Energy experts and decision-makers from South-Eastern Europe and the Mediterranean met in Vienna on 15-16 October for an OSCE Regional Workshop on "Building Energy Systems Resilience: Science-based Decisions to Face Future Risks and Extreme Weather".
The event equipped participants with detailed long-term climate projection data and practical anticipatory and risk management tools to help make energy systems more resilient to future risks. Senior representatives from ministries of energy and environment, transmission system operators, energy regulators, hydrometeorological services, and academia took part, reflecting the cross-sectoral nature of the project.
"Through this project the OSCE provides critical, high-detail datasets that are essential for long-term energy system planning," said Kliment Naumoski, Advisor and Grid Planning Expert at MEPSO, the Electricity Transmission System Operator of the Republic of North Macedonia. "The new tools, particularly the visualized climate indices, give us clear and practical insights for screening future risks and opportunities for our infrastructure. This workshop was especially valuable as it helped us learn how to read, interpret, and apply these climate datasets directly in our day-to-day energy planning decisions."
Over two days, participants reviewed the findings from the OSCE's downscaled climate-modelling data at a 12 km spatial resolution, covering key energy-relevant indices - such as average temperature rises, consecutive warm and dry days, cooling and heating demand, and precipitation intensity - and explored their implications for energy infrastructure resilience, generation, transmission and demand planning.

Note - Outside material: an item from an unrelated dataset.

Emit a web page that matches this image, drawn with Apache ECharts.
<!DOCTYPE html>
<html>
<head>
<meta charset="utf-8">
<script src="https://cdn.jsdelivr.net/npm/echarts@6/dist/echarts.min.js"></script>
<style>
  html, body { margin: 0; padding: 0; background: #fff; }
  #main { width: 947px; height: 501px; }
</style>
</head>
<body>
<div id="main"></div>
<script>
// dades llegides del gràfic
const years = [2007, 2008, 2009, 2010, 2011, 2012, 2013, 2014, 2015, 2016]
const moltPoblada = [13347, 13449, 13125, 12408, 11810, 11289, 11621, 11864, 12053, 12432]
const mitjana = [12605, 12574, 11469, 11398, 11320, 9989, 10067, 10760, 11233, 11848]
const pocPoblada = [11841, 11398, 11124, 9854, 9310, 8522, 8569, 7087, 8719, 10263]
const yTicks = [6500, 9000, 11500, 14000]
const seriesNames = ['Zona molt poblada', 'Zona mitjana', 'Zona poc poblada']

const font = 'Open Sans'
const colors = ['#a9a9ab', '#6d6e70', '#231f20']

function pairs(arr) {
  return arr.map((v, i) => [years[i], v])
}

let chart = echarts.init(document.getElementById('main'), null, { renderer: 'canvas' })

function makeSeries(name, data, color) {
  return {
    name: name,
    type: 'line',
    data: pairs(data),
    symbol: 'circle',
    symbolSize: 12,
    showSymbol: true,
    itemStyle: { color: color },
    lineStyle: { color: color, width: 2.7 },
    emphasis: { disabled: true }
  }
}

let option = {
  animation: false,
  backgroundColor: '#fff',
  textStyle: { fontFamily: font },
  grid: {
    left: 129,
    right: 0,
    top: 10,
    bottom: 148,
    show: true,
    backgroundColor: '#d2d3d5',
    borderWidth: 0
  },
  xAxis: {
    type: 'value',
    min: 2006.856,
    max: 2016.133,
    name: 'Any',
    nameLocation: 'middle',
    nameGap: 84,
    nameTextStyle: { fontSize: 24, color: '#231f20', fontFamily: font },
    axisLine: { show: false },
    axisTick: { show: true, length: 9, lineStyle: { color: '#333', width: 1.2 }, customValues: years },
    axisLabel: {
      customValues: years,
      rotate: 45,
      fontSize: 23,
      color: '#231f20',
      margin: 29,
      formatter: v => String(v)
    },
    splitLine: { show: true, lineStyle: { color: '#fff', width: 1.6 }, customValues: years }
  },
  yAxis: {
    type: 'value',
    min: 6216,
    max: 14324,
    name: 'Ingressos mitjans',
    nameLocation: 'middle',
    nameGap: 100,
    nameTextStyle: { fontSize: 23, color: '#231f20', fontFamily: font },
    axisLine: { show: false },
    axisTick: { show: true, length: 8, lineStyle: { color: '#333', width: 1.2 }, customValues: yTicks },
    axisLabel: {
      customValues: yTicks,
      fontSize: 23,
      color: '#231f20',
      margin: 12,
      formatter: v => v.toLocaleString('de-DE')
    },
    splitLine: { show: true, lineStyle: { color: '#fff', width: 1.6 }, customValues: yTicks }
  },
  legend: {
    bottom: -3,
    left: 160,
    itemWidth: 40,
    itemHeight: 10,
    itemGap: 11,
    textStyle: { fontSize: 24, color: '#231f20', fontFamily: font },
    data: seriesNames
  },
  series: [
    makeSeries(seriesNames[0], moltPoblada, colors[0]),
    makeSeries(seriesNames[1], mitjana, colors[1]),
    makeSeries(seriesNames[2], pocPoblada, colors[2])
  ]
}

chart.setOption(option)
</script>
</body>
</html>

Delegates also explored the forthcoming OSCE Energy Security Platform - an online decision support tool that will help energy and climate stakeholders in the beneficiary countries anticipate and prevent multi-dimensional risks while identifying opportunities to enhance energy security and advance the energy transition.
Recognising that energy systems face growing pressures from heatwaves, droughts, flooding, wildfires and shifting resource availability, participants emphasized the need for climate-informed strategies to diversify supply, improve operational robustness and foster cross-border cooperation, and highlighted the key role of the OSCE in making these tools available.
The event was organized by the OSCE Office of the Co-ordinator of OSCE Economic and Environmental Activities in partnership with Argonne National Laboratory, under the OSCE extrabudgetary project Mitigating Climate Change Threats to the Energy Sector in the OSCE Region | OSCE , funded by Austria, Germany, Italy, Poland, and the United States.